%%
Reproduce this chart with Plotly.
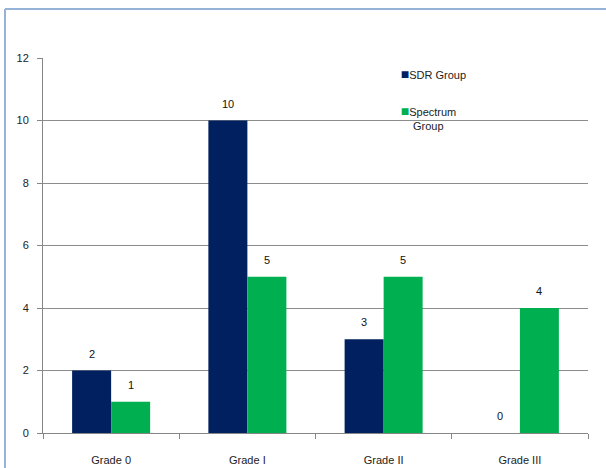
import plotly.graph_objects as go

categories = ["Grade 0", "Grade I", "Grade II", "Grade III"]
sdr_values = [2, 10, 3, 0]
spectrum_values = [1, 5, 5, 4]
series_names = ["SDR Group", "Spectrum<br>\u00a0\u00a0\u00a0\u00a0Group"]
series_colors = ["#002060", "#00B050"]
y_ticks = [0, 2, 4, 6, 8, 10, 12]

font = dict(family="Liberation Sans, Arial, sans-serif", size=11, color="#222222")
bar_px = 39  # approx bar width in pixels, for label offsets

fig = go.Figure()
for vals, name, col in [(sdr_values, series_names[0], series_colors[0]),
                        (spectrum_values, series_names[1], series_colors[1])]:
    fig.add_trace(go.Bar(x=categories, y=vals, name=name, showlegend=False,
                         marker=dict(color=col, line=dict(width=0))))
    # legend proxy: coloured square glyph placed tight against the text
    fig.add_trace(go.Scatter(x=[None], y=[None], mode="markers",
                             name=f"<span style='color:{col};font-size:14px'>\u25A0</span>{name}",
                             marker=dict(symbol="square", size=8, color="rgba(0,0,0,0)"),
                             legendgroup=name))

annotations = []
for vals, shift in [(sdr_values, -bar_px / 2), (spectrum_values, bar_px / 2)]:
    for c, v in zip(categories, vals):
        annotations.append(dict(x=c, y=v, xref="x", yref="y", text=str(v),
                                showarrow=False, xshift=shift, yshift=17,
                                font=dict(family=font["family"], size=11, color="#111111")))

fig.update_layout(
    width=606, height=468,
    margin=dict(l=43, r=18, t=58, b=35),
    paper_bgcolor="white", plot_bgcolor="white",
    font=font,
    barmode="group", bargap=0.4275, bargroupgap=0,
    showlegend=True,
    legend=dict(x=0.583, y=0.993, xanchor="left", yanchor="top",
                bgcolor="rgba(0,0,0,0)", font=font, tracegroupgap=18,
                itemwidth=30, traceorder="grouped", valign="top"),
    xaxis=dict(showline=True, linecolor="#868686", linewidth=1,
               ticks="outside", ticklen=5, tickcolor="#868686",
               tickson="boundaries", ticklabelstandoff=17, showgrid=False,
               automargin=False),
    yaxis=dict(range=[0, 12], tickvals=y_ticks, showline=True, linecolor="#868686",
               linewidth=1, ticks="outside", ticklen=5, tickcolor="#868686",
               showgrid=True, gridcolor="#8c8c8c", gridwidth=1, zeroline=False,
               ticklabelstandoff=6, automargin=False),
    annotations=annotations,
    shapes=[
        dict(type="line", xref="paper", yref="paper", x0=-0.0697, x1=1.05,
             y0=1.1307, y1=1.1307, line=dict(color="#95B3D7", width=2)),
        dict(type="line", xref="paper", yref="paper", x0=-0.0697, x1=-0.0697,
             y0=1.1307, y1=-0.1, line=dict(color="#95B3D7", width=2)),
    ],
)

fig.write_html("out.html")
%%
▶ _WHAT YOU HAVE TO DO_
Would you reproduce the lines above, from the very first through the line containing "bar_px = 39", exactly and without the pictures?

▶ _REPLY_
Reproduce this chart with Plotly.
import plotly.graph_objects as go

categories = ["Grade 0", "Grade I", "Grade II", "Grade III"]
sdr_values = [2, 10, 3, 0]
spectrum_values = [1, 5, 5, 4]
series_names = ["SDR Group", "Spectrum<br>\u00a0\u00a0\u00a0\u00a0Group"]
series_colors = ["#002060", "#00B050"]
y_ticks = [0, 2, 4, 6, 8, 10, 12]

font = dict(family="Liberation Sans, Arial, sans-serif", size=11, color="#222222")
bar_px = 39  # approx bar width in pixels, for label offsets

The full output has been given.